Investment in renewable energy grew 17 percent in 2014 to $270 billion, just 3 percent below the all-time record of nearly $279 billion in 2011, according to a new report from the United Nations Environment Program and Bloomberg New Energy Finance.
The spending last year yielded 103 gigawatts of capacity, compared to about 80 gigawatts in 2011, although 2011's lesser amount was procured for $9 billion more than what the larger amount cost in 2014.
Solar growth has been huge, but it was actually wind that had a record year. Solar saw more absolute dollars in 2014, about $150 billion compared to $100 billion for wind. But wind investment set a new record and was up 11 percent over 2013. The growth in wind was mostly in the European offshore market, with various multi-billion-dollar deals. Financing for offshore wind was up 148 percent globally on the previous year.

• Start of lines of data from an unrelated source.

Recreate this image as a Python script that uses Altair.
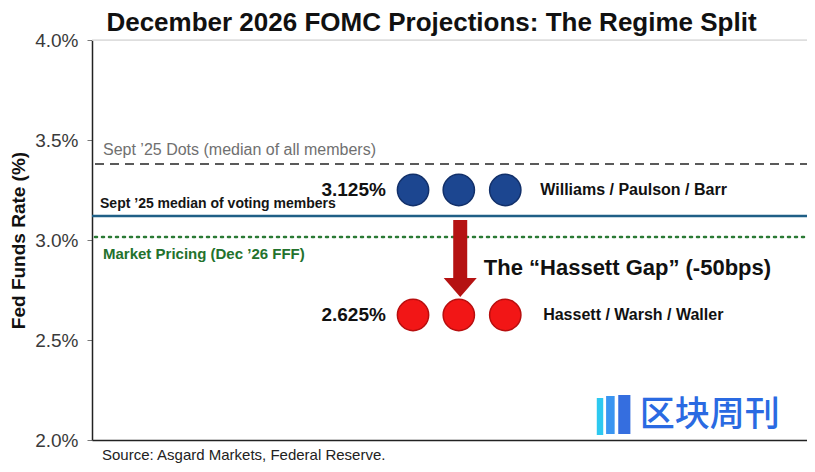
import altair as alt
import pandas as pd

# ---------------- data ----------------
y_ticks = [2.0, 2.5, 3.0, 3.5, 4.0]

ref_dots_all = 3.38        # Sept '25 dots median (dashed)
ref_voting = 3.12          # Sept '25 median of voting members (solid)
ref_market = 3.015         # Market pricing (dotted)

dot_x = [44.9, 51.3, 57.8]
hawk_y = 3.25
dove_y = 2.625
hawk_label = "3.125%"
dove_label = "2.625%"
hawk_names = "Williams / Paulson / Barr"
dove_names = "Hassett / Warsh / Waller"

line_labels = [
    "Sept \u201925 Dots (median of all members)",
    "Sept \u201925 median of voting members",
    "Market Pricing (Dec \u201926 FFF)",
]
line_label_x = [1.54, 1.12, 1.54]
line_label_y = [3.45, 3.18, 2.93]

arrow_x = 51.5
arrow_top = 3.10
arrow_shaft_end = 2.80
arrow_head_y = 2.765
gap_text = "The \u201cHassett Gap\u201d (-50bps)"
gap_x = 54.8
gap_y = 2.86

title = "December 2026 FOMC Projections: The Regime Split"
source = "Source: Asgard Markets, Federal Reserve."
source_x, source_y = 1.4, 1.925

wm_text = "区块周刊"
wm_x, wm_y = 76.6, 2.125
wm_bars_x = [70.6, 71.9, 73.6]
wm_bars_x2 = [71.5, 73.1, 75.3]
wm_bars_y = [2.21, 2.22, 2.225]
wm_bars_y2 = [2.025, 2.03, 2.03]
wm_bars_c = ["#22c6ef", "#2f8ff0", "#2a66dd"]

# ---------------- scales ----------------
X = alt.Scale(domain=[0, 100], nice=False, zero=False)
Y = alt.Scale(domain=[2.0, 4.0], nice=False, zero=False)

SANS = "Liberation Sans, Arial, sans-serif"

base_x = alt.X("x:Q", scale=X,
               axis=alt.Axis(title=None, labels=False, ticks=False, grid=False,
                             domainColor="#222", domainWidth=1.5))
base_y = alt.Y("y:Q", scale=Y,
               axis=alt.Axis(values=y_ticks, grid=False,
                             labelExpr="format(datum.value, '.1f') + '%'",
                             labelFont=SANS, labelFontSize=19, labelColor="#3a3a3a",
                             labelPadding=9, tickSize=5, tickColor="#777",
                             domainColor="#222", domainWidth=1.5,
                             title="Fed Funds Rate (%)", titleFont=SANS,
                             titleFontSize=19, titleFontWeight="bold",
                             titleColor="#111", titleX=-74, titleY=200,
                             titleAngle=-90, titleAlign="center",
                             titleBaseline="middle"))

# axis carrier layer (invisible)
axis_df = pd.DataFrame({"x": [0, 100], "y": [2.0, 4.0]})
axes = alt.Chart(axis_df).mark_point(opacity=0).encode(x=base_x, y=base_y)

top_grid = alt.Chart(pd.DataFrame({"y": [4.0]})).mark_rule(
    color="#dedede", strokeWidth=1.5).encode(y=alt.Y("y:Q", scale=Y))

dashed = alt.Chart(pd.DataFrame({"y": [ref_dots_all]})).mark_rule(
    color="#5a5a5a", strokeWidth=2, strokeDash=[9, 6]).encode(
    y=alt.Y("y:Q", scale=Y), x=alt.value(3), x2=alt.value(715))
solid = alt.Chart(pd.DataFrame({"y": [ref_voting]})).mark_rule(
    color="#1f5f86", strokeWidth=2.5).encode(
    y=alt.Y("y:Q", scale=Y), x=alt.value(0), x2=alt.value(715))
dotted = alt.Chart(pd.DataFrame({"y": [ref_market]})).mark_rule(
    color="#2b7a35", strokeWidth=2.5, strokeDash=[2, 5], strokeCap="round").encode(
    y=alt.Y("y:Q", scale=Y), x=alt.value(3), x2=alt.value(715))

lbl_df = pd.DataFrame({"x": line_label_x, "y": line_label_y, "t": line_labels})
lbl_dots = alt.Chart(lbl_df.iloc[[0]]).mark_text(
    align="left", baseline="middle", font=SANS, fontSize=16, color="#707070").encode(
    x=alt.X("x:Q", scale=X), y=alt.Y("y:Q", scale=Y), text="t:N")
lbl_vote = alt.Chart(lbl_df.iloc[[1]]).mark_text(
    align="left", baseline="middle", font=SANS, fontSize=14, fontWeight="bold",
    color="#151515").encode(
    x=alt.X("x:Q", scale=X), y=alt.Y("y:Q", scale=Y), text="t:N")
lbl_mkt = alt.Chart(lbl_df.iloc[[2]]).mark_text(
    align="left", baseline="middle", font=SANS, fontSize=15, fontWeight="bold",
    color="#23722d").encode(
    x=alt.X("x:Q", scale=X), y=alt.Y("y:Q", scale=Y), text="t:N")

dots_df = pd.DataFrame({
    "x": dot_x + dot_x,
    "y": [hawk_y] * 3 + [dove_y] * 3,
    "g": ["hawk"] * 3 + ["dove"] * 3,
})
dots = alt.Chart(dots_df).mark_point(filled=True, size=980, opacity=1,
                                     strokeWidth=1.5).encode(
    x=alt.X("x:Q", scale=X), y=alt.Y("y:Q", scale=Y),
    fill=alt.Fill("g:N", scale=alt.Scale(domain=["hawk", "dove"],
                                         range=["#1c4690", "#f21616"]), legend=None),
    stroke=alt.Stroke("g:N", scale=alt.Scale(domain=["hawk", "dove"],
                                             range=["#12306a", "#b80e0e"]), legend=None))

val_df = pd.DataFrame({"x": [41.1, 41.1], "y": [hawk_y, dove_y],
                       "t": [hawk_label, dove_label]})
vals = alt.Chart(val_df).mark_text(align="right", baseline="middle", font=SANS,
                                   fontSize=19, fontWeight="bold", color="#111").encode(
    x=alt.X("x:Q", scale=X), y=alt.Y("y:Q", scale=Y), text="t:N")

name_df = pd.DataFrame({"x": [62.7, 63.1], "y": [hawk_y, dove_y],
                        "t": [hawk_names, dove_names]})
names = alt.Chart(name_df).mark_text(align="left", baseline="middle", font=SANS,
                                     fontSize=16, fontWeight="bold", color="#111").encode(
    x=alt.X("x:Q", scale=X), y=alt.Y("y:Q", scale=Y), text="t:N")

shaft = alt.Chart(pd.DataFrame({"x": [arrow_x], "y": [arrow_top],
                                "y2": [arrow_shaft_end]})).mark_rule(
    color="#b51212", strokeWidth=14, strokeCap="butt").encode(
    x=alt.X("x:Q", scale=X), y=alt.Y("y:Q", scale=Y), y2="y2:Q")
head = alt.Chart(pd.DataFrame({"x": [arrow_x], "y": [arrow_head_y]})).mark_point(
    shape="M-1,-0.55L1,-0.55L0,0.6Z", filled=True, size=1089, opacity=1,
    color="#b51212").encode(x=alt.X("x:Q", scale=X), y=alt.Y("y:Q", scale=Y))

gap = alt.Chart(pd.DataFrame({"x": [gap_x], "y": [gap_y], "t": [gap_text]})).mark_text(
    align="left", baseline="middle", font=SANS, fontSize=22, fontWeight="bold",
    color="#111").encode(x=alt.X("x:Q", scale=X), y=alt.Y("y:Q", scale=Y), text="t:N")

src = alt.Chart(pd.DataFrame({"x": [source_x], "y": [source_y], "t": [source]})).mark_text(
    align="left", baseline="middle", font=SANS, fontSize=15, color="#222").encode(
    x=alt.X("x:Q", scale=X), y=alt.Y("y:Q", scale=Y), text="t:N")

wm_bars = alt.Chart(pd.DataFrame({"x": wm_bars_x, "x2": wm_bars_x2, "y": wm_bars_y,
                                  "y2": wm_bars_y2, "c": wm_bars_c})).mark_rect(
    opacity=0.95).encode(x=alt.X("x:Q", scale=X), x2="x2:Q",
                         y=alt.Y("y:Q", scale=Y), y2="y2:Q",
                         color=alt.Color("c:N", scale=None))
wm = alt.Chart(pd.DataFrame({"x": [wm_x], "y": [wm_y], "t": [wm_text]})).mark_text(
    align="left", baseline="middle", font="Noto Sans CJK SC", fontSize=35,
    fontWeight=500, color="#2a6ae2").encode(
    x=alt.X("x:Q", scale=X), y=alt.Y("y:Q", scale=Y), text="t:N")

chart = alt.layer(
    axes, top_grid, dashed, solid, dotted, lbl_dots, lbl_vote, lbl_mkt,
    shaft, head, dots, vals, names, gap, src, wm_bars, wm
).properties(
    width=715, height=400,
    title=alt.TitleParams(title, font=SANS, fontSize=26, fontWeight="bold",
                          color="#111", anchor="middle", dx=-18, offset=-5),
    autosize=alt.AutoSizeParams(type="none"),
    padding={"left": 84, "top": 32, "right": 0, "bottom": 24},
).configure_view(stroke=None).configure(background="#ffffff")

chart.save("out.html", embed_options={"renderer": "svg", "actions": False})
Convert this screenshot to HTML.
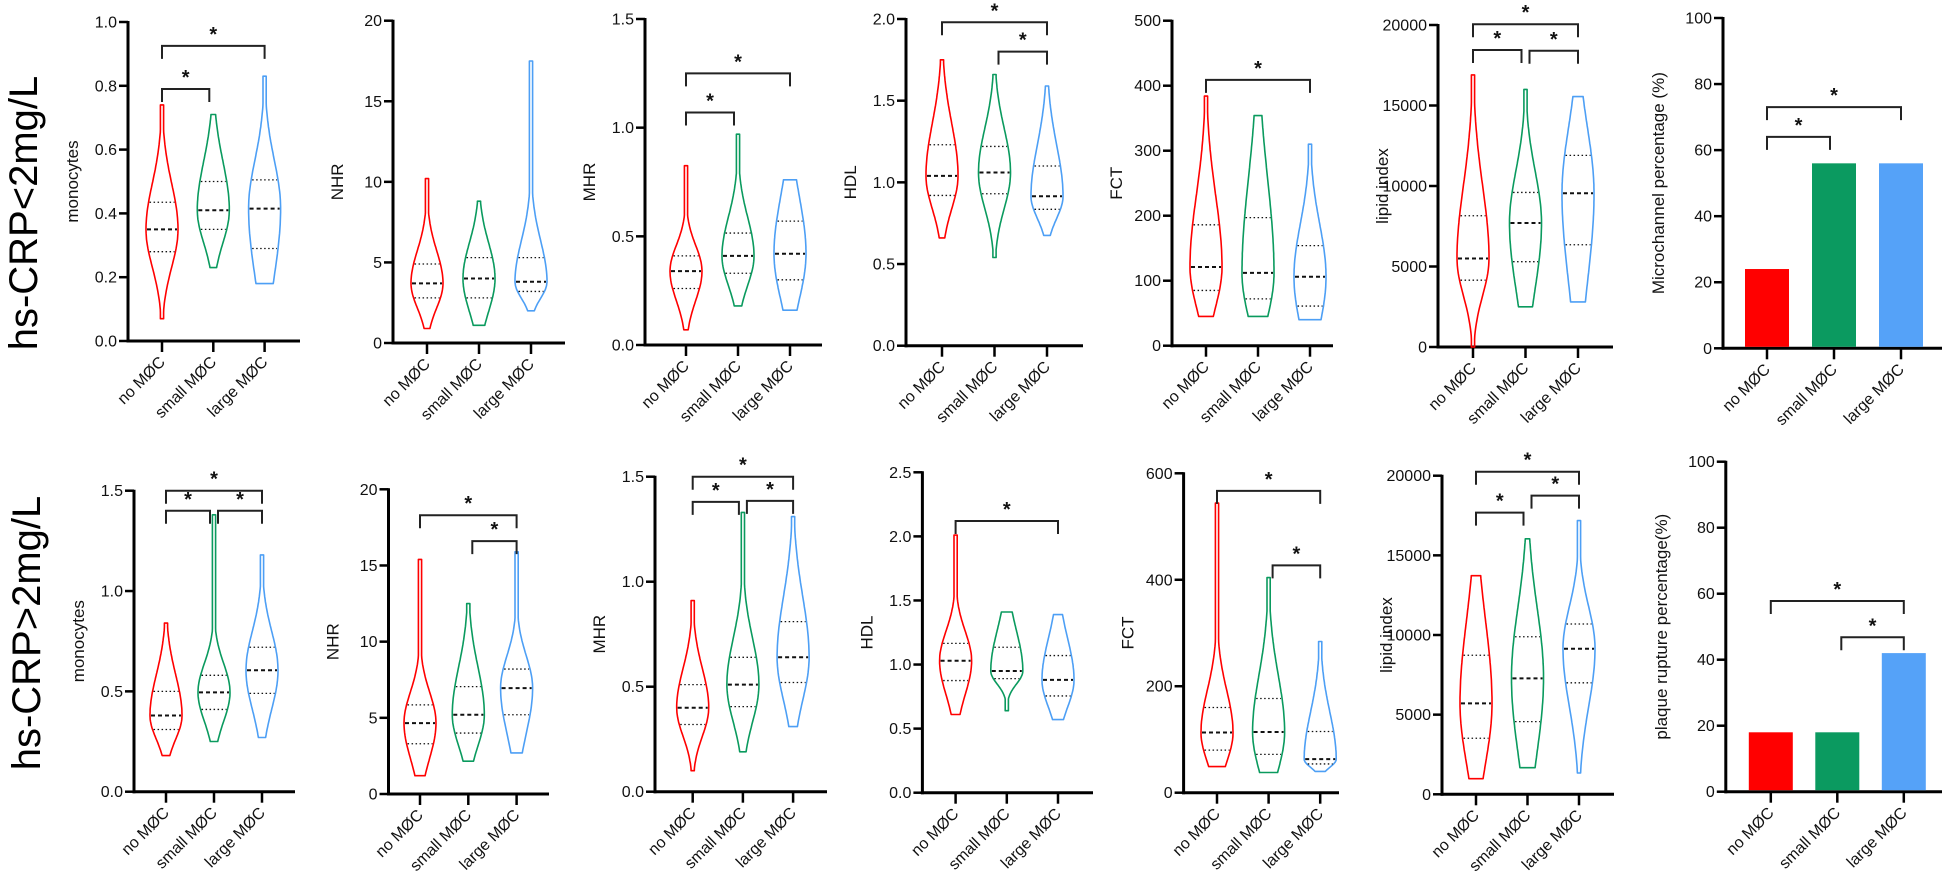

China continues to drive the growth in solar, with $40 billion in 2014, but Japan was not far behind at $35 billion. Another recent study from the International Energy Agency found that the total installed global capacity of solar PV is 10 times today compared to what it was in 2008.
China’s continued dominance in renewable investing in recent years has helped to shrink the gap between developing and developed nations in terms of renewable investment, with just an $8 billion difference in 2014. There's a strong possibility that developing nations could be the leader this year.
“However, the advance of the developing nations in renewable energy has not been only about China,” the report authors wrote, noting that Brazil, India and South Africa were all in the top 10 investing countries. Mexico, Chile, Indonesia, Kenya and Turkey all surpassed the $1 billion mark, with many more expected to join that club in 2015.